··· GIVEN DATA ···
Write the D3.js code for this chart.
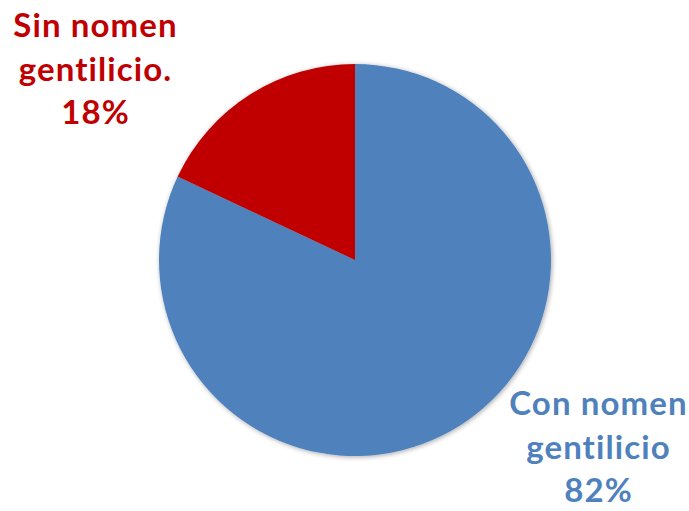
<!DOCTYPE html>
<html><head><meta charset="utf-8">
<script src="https://cdn.jsdelivr.net/npm/d3@7"></script>
<style>body{margin:0;background:#fff}</style>
</head><body>
<svg id="chart" width="689" height="511"></svg>
<script>
const categories = ["Con nomen gentilicio", "Sin nomen gentilicio."];
const values = [82, 18];
const colors = ["#4F81BD", "#C00000"];
const labelLines = [["Con nomen", "gentilicio", "82%"], ["Sin nomen", "gentilicio.", "18%"]];

const svg = d3.select("#chart");
const cx = 355, cy = 260, r = 196;
const defs = svg.append("defs");
const f = defs.append("filter").attr("id", "sh").attr("x", "-10%").attr("y", "-10%").attr("width", "120%").attr("height", "120%");
f.append("feGaussianBlur").attr("in", "SourceAlpha").attr("stdDeviation", 2.5).attr("result", "b");
f.append("feOffset").attr("in", "b").attr("dx", 1).attr("dy", 1).attr("result", "o");
f.append("feComponentTransfer").attr("in", "o").attr("result", "o2").append("feFuncA").attr("type", "linear").attr("slope", 0.35);
const m = f.append("feMerge"); m.append("feMergeNode").attr("in", "o2"); m.append("feMergeNode").attr("in", "SourceGraphic");

const pie = d3.pie().sort(null).value(d => d)(values);
const arc = d3.arc().innerRadius(0).outerRadius(r);
const g = svg.append("g").attr("transform", `translate(${cx},${cy})`).attr("filter", "url(#sh)");
g.selectAll("path").data(pie).join("path").attr("d", arc).attr("fill", (d, i) => colors[i]);

const labelPos = [{x: 598, y: 415}, {x: 95, y: 37}];
labelLines.forEach((lines, i) => {
  const t = svg.append("text").attr("text-anchor", "middle")
    .attr("font-family", "Lato, 'Open Sans', sans-serif").attr("font-weight", "bold")
    .attr("font-size", 33).attr("letter-spacing", 1.1)
    .style("font-variant-ligatures", "none").style("font-feature-settings", "'liga' 0")
    .attr("fill", colors[i]);
  lines.forEach((s, j) => t.append("tspan").attr("x", labelPos[i].x + 0.5).attr("y", labelPos[i].y + j * 43.5).text(s));
});
</script>
</body></html>
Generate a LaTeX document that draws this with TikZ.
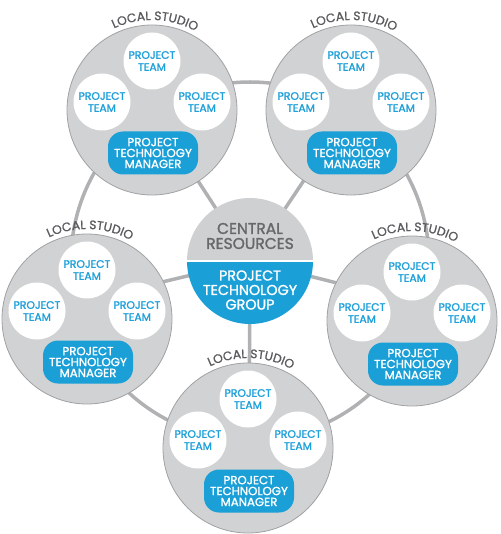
\documentclass[tikz,border=0pt]{standalone}
\usepackage{fontspec}
\setmainfont{Poppins}
\newfontfamily\pop[FakeBold=1.6]{Poppins}
\newfontfamily\popl[FakeBold=1.0]{Poppins}
\usetikzlibrary{decorations.text}
\definecolor{studiogray}{HTML}{D1D2D3}
\definecolor{studioline}{HTML}{A0A1A3}
\definecolor{ringgray}{HTML}{B0B1B3}
\definecolor{centralgray}{HTML}{CFD0D1}
\definecolor{pblue}{HTML}{1A9FD7}
\definecolor{teamblue}{HTML}{1EA0DA}
\definecolor{centraltext}{HTML}{67686A}
\definecolor{labgray}{HTML}{5A5B5D}
\newcommand\labfont{\popl\fontsize{12.3pt}{13pt}\selectfont}
\begin{document}
\begin{tikzpicture}[x=1pt,y=-1pt,
  studio/.style={circle,fill=studiogray,draw=studioline,line width=0.8pt,minimum size=170pt,inner sep=0pt},
  team/.style={circle,fill=white,minimum size=57pt,inner sep=0pt,align=center,text=teamblue,
    font=\pop\fontsize{10.8pt}{12pt}\selectfont},
  manager/.style={rectangle,rounded corners=15pt,fill=pblue,minimum width=90pt,minimum height=43pt,
    inner sep=0pt,align=center,text=white,font=\pop\fontsize{11.8pt}{10.9pt}\selectfont},
  ring/.style={draw=ringgray,line width=3.5pt},
  centraltxt/.style={align=center,inner sep=0pt}
]
\useasboundingbox (0,0) rectangle (500,534);
\coordinate (c) at (250,261);
% ring and spokes
\draw[ring] (c) circle[radius=179pt];
\coordinate (sp-tl) at (152,110);
\coordinate (sp-tr) at (351,110);
\coordinate (sp-l) at (87,300);
\coordinate (sp-r) at (412,302);
\coordinate (sp-b) at (249,448);
\foreach \s in {tl,tr,l,r,b} {\draw[ring] (c) -- (sp-\s);}
% studios
\foreach \n/\x/\y in {tl/152/110, tr/351/110, l/87/319, r/412/321, b/248/448} {
  \node[studio] (\n) at (\x,\y) {};
  \node[team] (\n-t) at (\x,\y-49) {PROJECT\\TEAM};
  \node[team] (\n-a) at (\x-50,\y-8) {PROJECT\\TEAM};
  \node[team] (\n-c) at (\x+50,\y-8) {PROJECT\\TEAM};
  \node[manager] (\n-m) at (\x+1,\y+43) {PROJECT\\TECHNOLOGY\\MANAGER};
  \begin{scope}[shift={(\n.center)},x=1pt,y=1pt]
    \path[decorate,decoration={text along path,text={|\labfont|LOCAL STUDIO},
      text align=center,text color=labgray}] (150:90) arc (150:26:90);
  \end{scope}
}
% central
\node[circle,minimum size=126pt,inner sep=0pt] (central) at (c) {};
\begin{scope}
  \clip (c) circle[radius=63pt];
  \fill[centralgray] (186,197) rectangle (314,261);
  \fill[pblue] (186,261) rectangle (314,325);
  \draw[white,line width=2.5pt] (186,261) -- (314,261);
\end{scope}
\node[centraltxt,text=centraltext,font=\pop\fontsize{15.5pt}{15pt}\selectfont] (cr) at (250,236) {CENTRAL\\RESOURCES};
\node[centraltxt,text=white,font=\pop\fontsize{14.3pt}{14.5pt}\selectfont] (ptg) at (250,290) {PROJECT\\TECHNOLOGY\\GROUP};
\end{tikzpicture}
\end{document}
···
§ **PROMPT**: Write the listing above out again exactly, dropping each image.

§ **RESULT OF THE TASK**:
Write the D3.js code for this chart.
<!DOCTYPE html>
<html><head><meta charset="utf-8">
<script src="https://cdn.jsdelivr.net/npm/d3@7"></script>
<style>body{margin:0;background:#fff}</style>
</head><body>
<svg id="chart" width="689" height="511"></svg>
<script>
const categories = ["Con nomen gentilicio", "Sin nomen gentilicio."];
const values = [82, 18];
const colors = ["#4F81BD", "#C00000"];
const labelLines = [["Con nomen", "gentilicio", "82%"], ["Sin nomen", "gentilicio.", "18%"]];

const svg = d3.select("#chart");
const cx = 355, cy = 260, r = 196;
const defs = svg.append("defs");
const f = defs.append("filter").attr("id", "sh").attr("x", "-10%").attr("y", "-10%").attr("width", "120%").attr("height", "120%");
f.append("feGaussianBlur").attr("in", "SourceAlpha").attr("stdDeviation", 2.5).attr("result", "b");
f.append("feOffset").attr("in", "b").attr("dx", 1).attr("dy", 1).attr("result", "o");
f.append("feComponentTransfer").attr("in", "o").attr("result", "o2").append("feFuncA").attr("type", "linear").attr("slope", 0.35);
const m = f.append("feMerge"); m.append("feMergeNode").attr("in", "o2"); m.append("feMergeNode").attr("in", "SourceGraphic");

const pie = d3.pie().sort(null).value(d => d)(values);
const arc = d3.arc().innerRadius(0).outerRadius(r);
const g = svg.append("g").attr("transform", `translate(${cx},${cy})`).attr("filter", "url(#sh)");
g.selectAll("path").data(pie).join("path").attr("d", arc).attr("fill", (d, i) => colors[i]);

const labelPos = [{x: 598, y: 415}, {x: 95, y: 37}];
labelLines.forEach((lines, i) => {
  const t = svg.append("text").attr("text-anchor", "middle")
    .attr("font-family", "Lato, 'Open Sans', sans-serif").attr("font-weight", "bold")
    .attr("font-size", 33).attr("letter-spacing", 1.1)
    .style("font-variant-ligatures", "none").style("font-feature-settings", "'liga' 0")
    .attr("fill", colors[i]);
  lines.forEach((s, j) => t.append("tspan").attr("x", labelPos[i].x + 0.5).attr("y", labelPos[i].y + j * 43.5).text(s));
});
</script>
</body></html>
Generate a LaTeX document that draws this with TikZ.
\documentclass[tikz,border=0pt]{standalone}
\usepackage{fontspec}
\setmainfont{Poppins}
\newfontfamily\pop[FakeBold=1.6]{Poppins}
\newfontfamily\popl[FakeBold=1.0]{Poppins}
\usetikzlibrary{decorations.text}
\definecolor{studiogray}{HTML}{D1D2D3}
\definecolor{studioline}{HTML}{A0A1A3}
\definecolor{ringgray}{HTML}{B0B1B3}
\definecolor{centralgray}{HTML}{CFD0D1}
\definecolor{pblue}{HTML}{1A9FD7}
\definecolor{teamblue}{HTML}{1EA0DA}
\definecolor{centraltext}{HTML}{67686A}
\definecolor{labgray}{HTML}{5A5B5D}
\newcommand\labfont{\popl\fontsize{12.3pt}{13pt}\selectfont}
\begin{document}
\begin{tikzpicture}[x=1pt,y=-1pt,
  studio/.style={circle,fill=studiogray,draw=studioline,line width=0.8pt,minimum size=170pt,inner sep=0pt},
  team/.style={circle,fill=white,minimum size=57pt,inner sep=0pt,align=center,text=teamblue,
    font=\pop\fontsize{10.8pt}{12pt}\selectfont},
  manager/.style={rectangle,rounded corners=15pt,fill=pblue,minimum width=90pt,minimum height=43pt,
    inner sep=0pt,align=center,text=white,font=\pop\fontsize{11.8pt}{10.9pt}\selectfont},
  ring/.style={draw=ringgray,line width=3.5pt},
  centraltxt/.style={align=center,inner sep=0pt}
]
\useasboundingbox (0,0) rectangle (500,534);
\coordinate (c) at (250,261);
% ring and spokes
\draw[ring] (c) circle[radius=179pt];
\coordinate (sp-tl) at (152,110);
\coordinate (sp-tr) at (351,110);
\coordinate (sp-l) at (87,300);
\coordinate (sp-r) at (412,302);
\coordinate (sp-b) at (249,448);
\foreach \s in {tl,tr,l,r,b} {\draw[ring] (c) -- (sp-\s);}
% studios
\foreach \n/\x/\y in {tl/152/110, tr/351/110, l/87/319, r/412/321, b/248/448} {
  \node[studio] (\n) at (\x,\y) {};
  \node[team] (\n-t) at (\x,\y-49) {PROJECT\\TEAM};
  \node[team] (\n-a) at (\x-50,\y-8) {PROJECT\\TEAM};
  \node[team] (\n-c) at (\x+50,\y-8) {PROJECT\\TEAM};
  \node[manager] (\n-m) at (\x+1,\y+43) {PROJECT\\TECHNOLOGY\\MANAGER};
  \begin{scope}[shift={(\n.center)},x=1pt,y=1pt]
    \path[decorate,decoration={text along path,text={|\labfont|LOCAL STUDIO},
      text align=center,text color=labgray}] (150:90) arc (150:26:90);
  \end{scope}
}
% central
\node[circle,minimum size=126pt,inner sep=0pt] (central) at (c) {};
\begin{scope}
  \clip (c) circle[radius=63pt];
  \fill[centralgray] (186,197) rectangle (314,261);
  \fill[pblue] (186,261) rectangle (314,325);
  \draw[white,line width=2.5pt] (186,261) -- (314,261);
\end{scope}
\node[centraltxt,text=centraltext,font=\pop\fontsize{15.5pt}{15pt}\selectfont] (cr) at (250,236) {CENTRAL\\RESOURCES};
\node[centraltxt,text=white,font=\pop\fontsize{14.3pt}{14.5pt}\selectfont] (ptg) at (250,290) {PROJECT\\TECHNOLOGY\\GROUP};
\end{tikzpicture}
\end{document}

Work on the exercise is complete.